* [INPUT MATERIAL]:
[Begin]
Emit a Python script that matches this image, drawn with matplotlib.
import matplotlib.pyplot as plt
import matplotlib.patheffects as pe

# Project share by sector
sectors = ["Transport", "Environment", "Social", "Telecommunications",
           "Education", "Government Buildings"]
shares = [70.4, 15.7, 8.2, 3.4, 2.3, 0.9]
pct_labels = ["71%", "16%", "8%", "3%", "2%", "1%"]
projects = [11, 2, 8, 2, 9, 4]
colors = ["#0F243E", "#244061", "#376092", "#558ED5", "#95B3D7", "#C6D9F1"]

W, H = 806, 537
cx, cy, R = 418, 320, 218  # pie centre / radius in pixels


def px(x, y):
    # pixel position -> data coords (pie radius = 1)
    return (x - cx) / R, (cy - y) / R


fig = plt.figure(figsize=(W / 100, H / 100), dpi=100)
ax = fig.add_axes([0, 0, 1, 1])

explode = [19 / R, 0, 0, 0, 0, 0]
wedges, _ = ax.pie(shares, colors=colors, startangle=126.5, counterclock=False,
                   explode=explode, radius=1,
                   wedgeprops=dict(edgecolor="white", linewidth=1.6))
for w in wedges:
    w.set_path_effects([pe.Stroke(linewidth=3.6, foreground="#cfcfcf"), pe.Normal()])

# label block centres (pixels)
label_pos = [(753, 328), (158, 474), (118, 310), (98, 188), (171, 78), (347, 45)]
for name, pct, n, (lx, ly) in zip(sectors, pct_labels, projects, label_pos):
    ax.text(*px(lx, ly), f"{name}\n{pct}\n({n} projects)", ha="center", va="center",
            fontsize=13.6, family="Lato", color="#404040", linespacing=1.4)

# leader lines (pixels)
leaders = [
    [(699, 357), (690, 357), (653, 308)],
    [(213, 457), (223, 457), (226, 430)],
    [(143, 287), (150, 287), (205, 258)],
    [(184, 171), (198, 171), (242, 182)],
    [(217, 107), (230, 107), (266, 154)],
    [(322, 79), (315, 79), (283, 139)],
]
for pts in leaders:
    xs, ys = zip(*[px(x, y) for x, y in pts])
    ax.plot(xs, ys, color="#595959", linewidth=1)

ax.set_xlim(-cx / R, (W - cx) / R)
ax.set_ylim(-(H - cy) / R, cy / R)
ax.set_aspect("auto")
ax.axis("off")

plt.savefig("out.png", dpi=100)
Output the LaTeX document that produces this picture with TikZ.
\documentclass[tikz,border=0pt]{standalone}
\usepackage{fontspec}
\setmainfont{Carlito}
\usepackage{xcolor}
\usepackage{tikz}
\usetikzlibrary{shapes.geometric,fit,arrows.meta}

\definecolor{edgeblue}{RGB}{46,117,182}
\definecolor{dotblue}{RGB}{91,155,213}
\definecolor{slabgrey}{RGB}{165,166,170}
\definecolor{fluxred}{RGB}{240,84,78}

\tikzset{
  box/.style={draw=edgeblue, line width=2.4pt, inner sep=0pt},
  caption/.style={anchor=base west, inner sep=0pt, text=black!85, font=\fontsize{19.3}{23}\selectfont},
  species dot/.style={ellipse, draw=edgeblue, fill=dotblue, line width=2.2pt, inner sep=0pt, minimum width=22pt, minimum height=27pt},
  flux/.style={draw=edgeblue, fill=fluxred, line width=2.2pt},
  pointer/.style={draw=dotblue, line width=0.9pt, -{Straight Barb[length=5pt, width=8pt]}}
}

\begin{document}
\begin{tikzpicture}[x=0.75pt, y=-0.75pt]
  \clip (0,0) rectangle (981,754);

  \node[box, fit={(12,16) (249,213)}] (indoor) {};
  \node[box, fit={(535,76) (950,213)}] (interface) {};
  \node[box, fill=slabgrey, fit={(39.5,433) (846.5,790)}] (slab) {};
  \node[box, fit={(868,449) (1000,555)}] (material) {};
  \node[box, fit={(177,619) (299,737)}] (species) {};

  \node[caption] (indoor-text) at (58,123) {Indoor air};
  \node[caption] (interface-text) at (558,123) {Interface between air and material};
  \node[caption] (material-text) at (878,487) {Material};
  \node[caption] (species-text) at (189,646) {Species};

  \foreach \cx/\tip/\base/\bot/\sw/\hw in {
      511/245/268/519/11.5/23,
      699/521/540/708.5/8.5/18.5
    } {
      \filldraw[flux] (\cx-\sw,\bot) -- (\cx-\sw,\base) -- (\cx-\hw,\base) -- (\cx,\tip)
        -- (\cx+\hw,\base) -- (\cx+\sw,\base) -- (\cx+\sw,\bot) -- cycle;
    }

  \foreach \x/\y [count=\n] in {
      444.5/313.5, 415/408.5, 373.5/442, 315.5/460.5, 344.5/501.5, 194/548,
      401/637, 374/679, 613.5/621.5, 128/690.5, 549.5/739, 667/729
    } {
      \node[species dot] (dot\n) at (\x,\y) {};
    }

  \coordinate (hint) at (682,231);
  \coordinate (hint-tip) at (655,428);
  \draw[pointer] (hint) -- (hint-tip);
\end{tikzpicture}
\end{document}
[End]
* [WORK TO DO]: Your task is to output all of the data above word for word.

* [RESULT OF THIS TASK]:
Emit a Python script that matches this image, drawn with matplotlib.
import matplotlib.pyplot as plt
import matplotlib.patheffects as pe

# Project share by sector
sectors = ["Transport", "Environment", "Social", "Telecommunications",
           "Education", "Government Buildings"]
shares = [70.4, 15.7, 8.2, 3.4, 2.3, 0.9]
pct_labels = ["71%", "16%", "8%", "3%", "2%", "1%"]
projects = [11, 2, 8, 2, 9, 4]
colors = ["#0F243E", "#244061", "#376092", "#558ED5", "#95B3D7", "#C6D9F1"]

W, H = 806, 537
cx, cy, R = 418, 320, 218  # pie centre / radius in pixels


def px(x, y):
    # pixel position -> data coords (pie radius = 1)
    return (x - cx) / R, (cy - y) / R


fig = plt.figure(figsize=(W / 100, H / 100), dpi=100)
ax = fig.add_axes([0, 0, 1, 1])

explode = [19 / R, 0, 0, 0, 0, 0]
wedges, _ = ax.pie(shares, colors=colors, startangle=126.5, counterclock=False,
                   explode=explode, radius=1,
                   wedgeprops=dict(edgecolor="white", linewidth=1.6))
for w in wedges:
    w.set_path_effects([pe.Stroke(linewidth=3.6, foreground="#cfcfcf"), pe.Normal()])

# label block centres (pixels)
label_pos = [(753, 328), (158, 474), (118, 310), (98, 188), (171, 78), (347, 45)]
for name, pct, n, (lx, ly) in zip(sectors, pct_labels, projects, label_pos):
    ax.text(*px(lx, ly), f"{name}\n{pct}\n({n} projects)", ha="center", va="center",
            fontsize=13.6, family="Lato", color="#404040", linespacing=1.4)

# leader lines (pixels)
leaders = [
    [(699, 357), (690, 357), (653, 308)],
    [(213, 457), (223, 457), (226, 430)],
    [(143, 287), (150, 287), (205, 258)],
    [(184, 171), (198, 171), (242, 182)],
    [(217, 107), (230, 107), (266, 154)],
    [(322, 79), (315, 79), (283, 139)],
]
for pts in leaders:
    xs, ys = zip(*[px(x, y) for x, y in pts])
    ax.plot(xs, ys, color="#595959", linewidth=1)

ax.set_xlim(-cx / R, (W - cx) / R)
ax.set_ylim(-(H - cy) / R, cy / R)
ax.set_aspect("auto")
ax.axis("off")

plt.savefig("out.png", dpi=100)
Output the LaTeX document that produces this picture with TikZ.
\documentclass[tikz,border=0pt]{standalone}
\usepackage{fontspec}
\setmainfont{Carlito}
\usepackage{xcolor}
\usepackage{tikz}
\usetikzlibrary{shapes.geometric,fit,arrows.meta}

\definecolor{edgeblue}{RGB}{46,117,182}
\definecolor{dotblue}{RGB}{91,155,213}
\definecolor{slabgrey}{RGB}{165,166,170}
\definecolor{fluxred}{RGB}{240,84,78}

\tikzset{
  box/.style={draw=edgeblue, line width=2.4pt, inner sep=0pt},
  caption/.style={anchor=base west, inner sep=0pt, text=black!85, font=\fontsize{19.3}{23}\selectfont},
  species dot/.style={ellipse, draw=edgeblue, fill=dotblue, line width=2.2pt, inner sep=0pt, minimum width=22pt, minimum height=27pt},
  flux/.style={draw=edgeblue, fill=fluxred, line width=2.2pt},
  pointer/.style={draw=dotblue, line width=0.9pt, -{Straight Barb[length=5pt, width=8pt]}}
}

\begin{document}
\begin{tikzpicture}[x=0.75pt, y=-0.75pt]
  \clip (0,0) rectangle (981,754);

  \node[box, fit={(12,16) (249,213)}] (indoor) {};
  \node[box, fit={(535,76) (950,213)}] (interface) {};
  \node[box, fill=slabgrey, fit={(39.5,433) (846.5,790)}] (slab) {};
  \node[box, fit={(868,449) (1000,555)}] (material) {};
  \node[box, fit={(177,619) (299,737)}] (species) {};

  \node[caption] (indoor-text) at (58,123) {Indoor air};
  \node[caption] (interface-text) at (558,123) {Interface between air and material};
  \node[caption] (material-text) at (878,487) {Material};
  \node[caption] (species-text) at (189,646) {Species};

  \foreach \cx/\tip/\base/\bot/\sw/\hw in {
      511/245/268/519/11.5/23,
      699/521/540/708.5/8.5/18.5
    } {
      \filldraw[flux] (\cx-\sw,\bot) -- (\cx-\sw,\base) -- (\cx-\hw,\base) -- (\cx,\tip)
        -- (\cx+\hw,\base) -- (\cx+\sw,\base) -- (\cx+\sw,\bot) -- cycle;
    }

  \foreach \x/\y [count=\n] in {
      444.5/313.5, 415/408.5, 373.5/442, 315.5/460.5, 344.5/501.5, 194/548,
      401/637, 374/679, 613.5/621.5, 128/690.5, 549.5/739, 667/729
    } {
      \node[species dot] (dot\n) at (\x,\y) {};
    }

  \coordinate (hint) at (682,231);
  \coordinate (hint-tip) at (655,428);
  \draw[pointer] (hint) -- (hint-tip);
\end{tikzpicture}
\end{document}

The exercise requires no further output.